The Judges thought her colourfully creative feature was “such a lovely simple idea. An important piece of social history mixed with modern reaction as the family reunites – a rich, dynamic production, with its rich sense of hard lives lived to the full – a really worthy Gold Charles Parker winner.”
Prizewinners
The Flapper - Bruce Guthrie - University of the West of England
A memorial to a much-missed matriarch told through a single household object as her family celebrate the life and cookery of Audrie Guthrie, an idiosyncratic and creative mother. It’s a celebration of what the judges called her “idiosyncratic, matriarchal ways – a radio feature which acts as a way of dealing with loss as well as containing quiet joy.”
Kidnapped - Henry Stokoe - University of Salford
This documentary-drama presents a binaural experience which follows two very different true stories of abduction - one without long-lasting consequences, the other, devastatingly fatal. The judges were struck by the “great, direct interviews; it’s a well-crafted feature with interesting stories and is technically mature.”
Beyond the Ballot - Rosa Eaton - University of the West of England
Fran De’ath is a retired UN Election Organiser who now lives on a houseboat in Bristol, but the voyage of her life is extraordinary - a true story of an ordinary person rising to meet extraordinary circumstances.
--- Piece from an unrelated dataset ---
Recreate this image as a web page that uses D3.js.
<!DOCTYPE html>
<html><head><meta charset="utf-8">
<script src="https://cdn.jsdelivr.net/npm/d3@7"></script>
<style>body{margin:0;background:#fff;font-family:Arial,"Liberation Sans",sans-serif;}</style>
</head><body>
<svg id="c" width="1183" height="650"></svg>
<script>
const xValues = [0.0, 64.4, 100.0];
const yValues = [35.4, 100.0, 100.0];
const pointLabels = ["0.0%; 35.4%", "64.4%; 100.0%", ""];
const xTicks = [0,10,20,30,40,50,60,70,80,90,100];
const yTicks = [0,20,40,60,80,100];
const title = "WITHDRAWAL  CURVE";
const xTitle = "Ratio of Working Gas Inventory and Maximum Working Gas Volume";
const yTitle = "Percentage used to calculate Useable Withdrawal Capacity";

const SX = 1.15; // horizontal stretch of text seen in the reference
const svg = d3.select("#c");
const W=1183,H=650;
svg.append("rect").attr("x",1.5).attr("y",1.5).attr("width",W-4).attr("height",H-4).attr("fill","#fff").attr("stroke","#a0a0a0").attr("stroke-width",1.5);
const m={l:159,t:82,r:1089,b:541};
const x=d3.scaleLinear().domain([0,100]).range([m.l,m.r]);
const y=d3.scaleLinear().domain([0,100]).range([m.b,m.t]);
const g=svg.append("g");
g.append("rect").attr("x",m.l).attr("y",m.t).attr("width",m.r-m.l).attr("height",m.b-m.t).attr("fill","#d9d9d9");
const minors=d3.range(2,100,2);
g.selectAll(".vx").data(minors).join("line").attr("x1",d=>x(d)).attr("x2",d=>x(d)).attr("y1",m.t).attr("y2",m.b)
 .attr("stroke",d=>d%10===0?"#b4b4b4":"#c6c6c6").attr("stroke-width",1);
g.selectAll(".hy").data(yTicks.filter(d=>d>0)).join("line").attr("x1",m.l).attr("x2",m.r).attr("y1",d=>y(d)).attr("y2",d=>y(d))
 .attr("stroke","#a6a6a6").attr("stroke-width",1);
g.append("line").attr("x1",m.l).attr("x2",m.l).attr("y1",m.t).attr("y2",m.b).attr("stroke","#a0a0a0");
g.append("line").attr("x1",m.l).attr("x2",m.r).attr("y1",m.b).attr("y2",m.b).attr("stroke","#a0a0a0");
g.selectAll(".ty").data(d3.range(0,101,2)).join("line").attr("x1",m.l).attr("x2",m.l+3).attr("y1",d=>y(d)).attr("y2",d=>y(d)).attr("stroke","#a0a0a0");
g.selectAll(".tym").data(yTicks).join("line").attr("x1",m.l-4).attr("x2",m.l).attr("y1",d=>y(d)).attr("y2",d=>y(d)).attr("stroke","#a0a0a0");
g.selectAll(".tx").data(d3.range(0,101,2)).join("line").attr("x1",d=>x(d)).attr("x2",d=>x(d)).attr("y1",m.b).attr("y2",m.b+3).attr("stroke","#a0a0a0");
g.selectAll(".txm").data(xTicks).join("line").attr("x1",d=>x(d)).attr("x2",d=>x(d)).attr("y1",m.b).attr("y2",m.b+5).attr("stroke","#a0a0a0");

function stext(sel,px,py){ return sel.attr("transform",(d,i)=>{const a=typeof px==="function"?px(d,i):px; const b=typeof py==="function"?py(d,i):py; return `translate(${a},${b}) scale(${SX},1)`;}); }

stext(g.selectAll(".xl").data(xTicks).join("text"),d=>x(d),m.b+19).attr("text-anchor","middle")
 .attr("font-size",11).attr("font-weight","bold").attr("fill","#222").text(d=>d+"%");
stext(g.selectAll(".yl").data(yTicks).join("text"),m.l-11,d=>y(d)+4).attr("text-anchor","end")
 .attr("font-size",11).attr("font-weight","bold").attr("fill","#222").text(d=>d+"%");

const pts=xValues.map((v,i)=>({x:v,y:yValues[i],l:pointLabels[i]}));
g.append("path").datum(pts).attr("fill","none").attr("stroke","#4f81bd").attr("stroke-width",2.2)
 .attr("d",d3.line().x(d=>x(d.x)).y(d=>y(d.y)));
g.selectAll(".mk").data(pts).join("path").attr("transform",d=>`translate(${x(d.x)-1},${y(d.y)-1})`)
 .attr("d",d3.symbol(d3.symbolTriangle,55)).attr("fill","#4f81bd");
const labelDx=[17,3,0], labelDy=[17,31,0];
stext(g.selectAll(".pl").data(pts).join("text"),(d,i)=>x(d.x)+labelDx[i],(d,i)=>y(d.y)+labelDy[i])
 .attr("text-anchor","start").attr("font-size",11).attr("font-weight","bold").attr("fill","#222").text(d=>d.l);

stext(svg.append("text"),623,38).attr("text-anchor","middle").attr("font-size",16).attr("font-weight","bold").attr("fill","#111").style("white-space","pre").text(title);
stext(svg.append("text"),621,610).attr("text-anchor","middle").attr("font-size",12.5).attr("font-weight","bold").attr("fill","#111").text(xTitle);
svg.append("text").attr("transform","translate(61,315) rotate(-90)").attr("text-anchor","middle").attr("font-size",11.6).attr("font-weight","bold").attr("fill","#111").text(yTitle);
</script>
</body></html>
This feature was praised by the judges as a “beautifully layered, well told and edited story, with a great talker at its heart - a worthy winner.”
My Life After Grenfell - Rhys Gunter - University of Westminster
Three survivors of the Grenfell Tower fire - Alison Moses, Emma O’Connor and Antonio Roncolato - recount the hardships they have endured since that fateful night in June 2017. The judges said, “although Grenfell is a well-known story, this chilling retelling of the fire and its aftermath brings a new authentic perspective – a very high-level achievement.”
Runners-Up
Ten student features were nominated for the Centenary Prize: the other five finalists were featured in a programme broadcast on Radio 4 Extra on Sunday 28 July 2019.